With cboxdk/system-metrics installed, spans additionally carry the
process' real OS footprint via a ProcessMetrics tracker around each
unit of work: process.memory.rss_peak_bytes (sees non-PHP allocations
the PHP allocator misses) and process.cpu.utilization — the same
mechanism cboxdk/laravel-queue-metrics uses for per-job metrics.
Every sub-span also carries its own php.cpu.time_ms and
php.memory.delta_bytes (allocation delta — may be negative), so the
trace waterfall shows WHERE the CPU and memory went, not just the
totals. Backdated query spans are excluded (their work already happened
when they're recorded).
{ name = "order.payment" } | select(span.php.cpu.time_ms, span.php.memory.delta_bytes)
{ kind = server && span.php.memory.peak_bytes > 134217728 } # requests over 128 MB
Custom dimensions (context)
Nightwatch-style facets — set once, applied everywhere:
// e.g. in middleware, after tenant/team resolution:
Telemetry::context([
'team.id' => $team->id,
'team.name' => $team->slug,
'plan' => $team->plan,
]);
From that point every span, event and telemetry-channel log record in the
request carries the dimensions (span-specific attributes win on
conflict) — and dispatched jobs inherit them, together with
messaging.origin.name (the dispatching request/command name), so a job
is queryable by team AND traceable back to the exact request that queued
it:
{ span.team.name = "checkout" && kind = consumer }
{ span.messaging.origin.name = "POST /demo/orders" }
Context clears automatically between requests and jobs.
Metric dimensions (bounded!)
Context is traces/events/logs only — metric labels multiply cardinality. For bounded dimensions (plan, tier, team — never raw ids) opt in to extra request-duration labels:
Telemetry::labelRequestsUsing(fn ($request) => [
'plan' => $request->user()?->plan ?? 'guest',
]);
That enables per-plan latency in PromQL:
histogram_quantile(0.95, sum by (le, plan)
(rate(http_server_request_duration_milliseconds_bucket[5m])))
Core labels (http.route, method, status) always win over resolver
labels; a throwing resolver is reported and ignored.
Context propagation
Outbound propagation uses the full W3C traceparent — trace id and
span id — so downstream spans are children, not detached roots:
- Queued jobs: payloads automatically carry the dispatcher's traceparent; workers continue it. (Sync jobs run inline in the dispatcher's context.)

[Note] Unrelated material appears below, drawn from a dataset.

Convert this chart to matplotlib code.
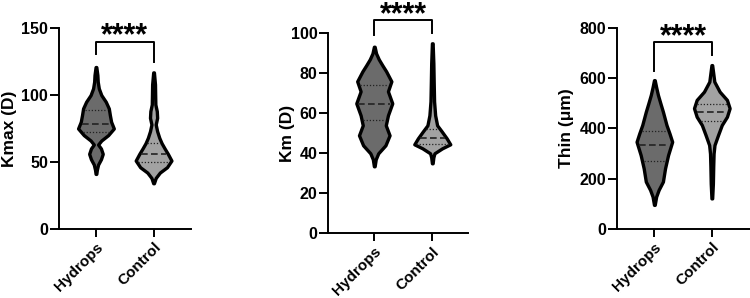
#!/usr/bin/env python3
"""Violin plots: Kmax, Km and thinnest thickness, Hydrops vs Control."""

import matplotlib
matplotlib.use("Agg")
import matplotlib.pyplot as plt
import numpy as np

plt.rcParams["font.family"] = ["Liberation Sans", "DejaVu Sans"]
plt.rcParams["font.weight"] = "bold"

groups = ["Hydrops", "Control"]

# Kmax (D): violin outline (value, relative width)
kmax_hyd_y = [41, 44, 48, 52, 56, 60, 63, 66, 70, 75, 80, 85, 90, 95, 100, 105, 110, 115, 121]
kmax_hyd_w = [0.02, 0.05, 0.12, 0.28, 0.38, 0.28, 0.12, 0.3, 0.68, 1.0, 0.85, 0.78, 0.72, 0.55, 0.3, 0.16, 0.1, 0.08, 0.02]
kmax_hyd_q = [72.1, 78.6, 88.6]
kmax_ctl_y = [34, 38, 42, 46, 51, 56, 60, 64, 68, 73, 78, 83, 88, 93, 100, 108, 117]
kmax_ctl_w = [0.02, 0.12, 0.35, 0.75, 1.0, 0.8, 0.62, 0.45, 0.32, 0.2, 0.12, 0.2, 0.18, 0.1, 0.09, 0.08, 0.02]
kmax_ctl_q = [50.0, 55.9, 64.4]

# Km (D)
km_hyd_y = [33.5, 37, 40, 44, 49, 54, 59, 65, 71, 76, 81, 84, 87, 90, 93.3]
km_hyd_w = [0.02, 0.08, 0.22, 0.62, 0.85, 0.64, 0.76, 1.0, 0.76, 0.95, 0.66, 0.45, 0.25, 0.1, 0.02]
km_hyd_q = [56.5, 64.9, 74.2]
km_ctl_y = [35, 38, 40, 42.5, 44.5, 47.5, 51, 54, 59, 66, 75, 85, 95]
km_ctl_w = [0.02, 0.06, 0.12, 0.55, 1.0, 0.8, 0.52, 0.27, 0.16, 0.1, 0.08, 0.06, 0.02]
km_ctl_q = [44.5, 47.5, 52.1]

# Thinnest thickness (um)
thin_hyd_y = [95, 128, 155, 188, 241, 294, 347, 380, 414, 467, 500, 534, 565, 593]
thin_hyd_w = [0.02, 0.1, 0.24, 0.48, 0.6, 0.77, 1.0, 0.85, 0.68, 0.48, 0.34, 0.2, 0.1, 0.02]
thin_hyd_q = [269, 334, 388]
thin_ctl_y = [121, 180, 250, 300, 334, 374, 414, 447, 481, 514, 547, 587, 620, 653]
thin_ctl_w = [0.02, 0.06, 0.08, 0.1, 0.15, 0.35, 0.56, 0.85, 1.0, 0.85, 0.44, 0.14, 0.08, 0.02]
thin_ctl_q = [428, 464, 497]

panels = [
    dict(label="Kmax (D)", ylim=150, ticks=[0, 50, 100, 150],
         violins=[(kmax_hyd_y, kmax_hyd_w, kmax_hyd_q), (kmax_ctl_y, kmax_ctl_w, kmax_ctl_q)],
         bracket=(140, 131, 125),
         rect=[0.0783, 0.2326, 0.1764, 0.6725], xlim=(-0.646, 1.65), labelx=-0.338),
    dict(label="Km (D)", ylim=100, ticks=[0, 20, 40, 60, 80, 100],
         violins=[(km_hyd_y, km_hyd_w, km_hyd_q), (km_ctl_y, km_ctl_w, km_ctl_q)],
         bracket=(106.7, 99.2, 100),
         rect=[0.4377, 0.2171, 0.1867, 0.6711], xlim=(-0.793, 1.621), labelx=-0.257),
    dict(label="Thin (\u03bcm)", ylim=800, ticks=[0, 200, 400, 600, 800],
         violins=[(thin_hyd_y, thin_hyd_w, thin_hyd_q), (thin_ctl_y, thin_ctl_w, thin_ctl_q)],
         bracket=(745, 631, 693),
         rect=[0.8227, 0.2326, 0.18, 0.6725], xlim=(-0.65, 1.70), labelx=-0.343),
]

fills = ["#6b6b6b", "#a2a2a2"]
half_scale = 0.31

fig = plt.figure(figsize=(7.5, 2.98), dpi=100)

for p in panels:
    ax = fig.add_axes(p["rect"])
    stats = []
    for ys, ws, q in p["violins"]:
        ys = np.asarray(ys, float)
        ws = np.asarray(ws, float)
        stats.append(dict(coords=ys, vals=ws, mean=q[1], median=q[1],
                          min=ys[0], max=ys[-1], quantiles=[]))
    parts = ax.violin(stats, positions=[0, 1], widths=2 * half_scale,
                      showmeans=False, showextrema=False, showmedians=False)
    for body, fc in zip(parts["bodies"], fills):
        body.set_facecolor(fc)
        body.set_edgecolor("black")
        body.set_linewidth(2.4)
        body.set_alpha(1)
        body.set_joinstyle("round")

    # quartile lines
    for pos, (ys, ws, q) in enumerate(p["violins"]):
        for k, val in enumerate(q):
            half = half_scale * np.interp(val, ys, ws) - 0.03
            style = (0, (4, 2)) if k == 1 else (0, (1, 1.5))
            ax.plot([pos - half, pos + half], [val, val], color="#222222",
                    lw=1.2 if k == 1 else 0.9, linestyle=style, zorder=3)

    # significance bracket
    top, left_end, right_end = p["bracket"]
    ax.plot([0, 0, 1, 1], [left_end, top, top, right_end], color="black",
            lw=1.4, clip_on=False)
    ax.annotate("****", xy=(0.5, top), xytext=(0, -2.2), textcoords="offset points",
                ha="center", va="baseline", fontsize=22, fontweight="bold",
                annotation_clip=False)

    ax.set_xlim(*p["xlim"])
    ax.set_ylim(0, p["ylim"])
    ax.set_yticks(p["ticks"])
    ax.set_xticks([0, 1])
    ax.set_xticklabels(groups, rotation=45, ha="right", rotation_mode="anchor",
                       fontsize=11, fontweight="bold")
    ax.tick_params(axis="y", labelsize=11.5, length=6.3, width=1.4, pad=1.5)
    ax.tick_params(axis="x", length=6, width=1.4, pad=2)
    for lbl in ax.get_yticklabels():
        lbl.set_fontweight("bold")
    ax.set_ylabel(p["label"], fontsize=12.5, fontweight="bold")
    ax.yaxis.label.set_verticalalignment("baseline")
    ax.yaxis.set_label_coords(p["labelx"], 0.5)
    ax.spines["top"].set_visible(False)
    ax.spines["right"].set_visible(False)
    ax.spines["left"].set_linewidth(1.4)
    ax.spines["bottom"].set_linewidth(1.4)
    ax.patch.set_visible(False)

fig.savefig("out.png", dpi=100)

- Incoming HTTP: the middleware continues
traceparentheaders whentraces.continue_incomingis on. - Outbound HTTP: opt in per request with the client macro (deliberate, so trace headers never leak to third parties by accident):
Http::withTraceparent()->post($url, $payload);
The macro is a no-op when no trace is active.
The trace id as a support reference
The trace id doubles as the reference that ties error trackers, support cases and logs back to the trace:
X-Trace-Idresponse header on every traced request (traces.response_header, set null to disable).- Laravel
Context:trace_idis added at trace start — Sentry (≥ 4.x), Flare and every log channel pick it up automatically. An explicit Sentry scope tag is set too (traces.share_context). - Error pages:
Telemetry::traceId()is available while the error view renders — show it as “quote this reference id to support”.
The full flows (Sentry → trace, support case → trace, error page recipe) live in Error tracking & support flow.
Sampling
traces.sample_rate (0–1) decides once per trace, at the root. Children
inherit the decision; remote callers' decisions are respected via the
sampled flag. Unsampled spans still exist as context — ids propagate — but
are never buffered or exported.
Error spans escape sampling (traces.always_sample_errors, default
on): a 10%-sampled app still exports every failing span. The escaped
span's trace may be partial — healthy siblings were dropped under the
head decision.
Per-route overrides via the Sample middleware — the re-decision covers the whole active trace, including the still-open request span:
use Cbox\Telemetry\Http\Middleware\Sample;
Route::get('/health', HealthController::class)->middleware(Sample::never());
Route::post('/checkout', ...)->middleware(Sample::always());
Route::get('/feed', ...)->middleware(Sample::rate(0.01));
Tail detail retention
MANY details when it hurts, a lean skeleton when all is well:
TELEMETRY_TRACE_DETAILS=tail
TELEMETRY_SLOW_REQUEST_MS=1000
TELEMETRY_SLOW_SPAN_MS=100
In tail mode, detail spans (cache operations, queries) are kept only
for traces that turned out interesting: an error span anywhere, a
request over slow_request_ms, or a single detail span over
slow_span_ms (one slow query keeps the WHOLE trace's details). Healthy
fast traces ship the skeleton — root span with all its tallies
(db.query.count, cache.event.count, resources) — while counters and
histograms flow unconditionally.
The decision happens at flush, when the entire trace is in memory — tail-based detail retention without a collector. Buffer-cap force flushes always keep details: a 5000-span request IS interesting.
Bootstrap visibility
When LARAVEL_START is defined (it is, in every standard public/ index.php), the request trace includes a backdated laravel.bootstrap
span covering framework boot up to the middleware stack, and the request
span carries laravel.bootstrap_ms.
Buffering
Finished spans buffer in memory and flush at terminate — export latency
happens after the response is sent. The buffer is capped
(traces.max_buffer, default 5000) and force-flushes when full, so
long-running workers and Octane can't grow unbounded.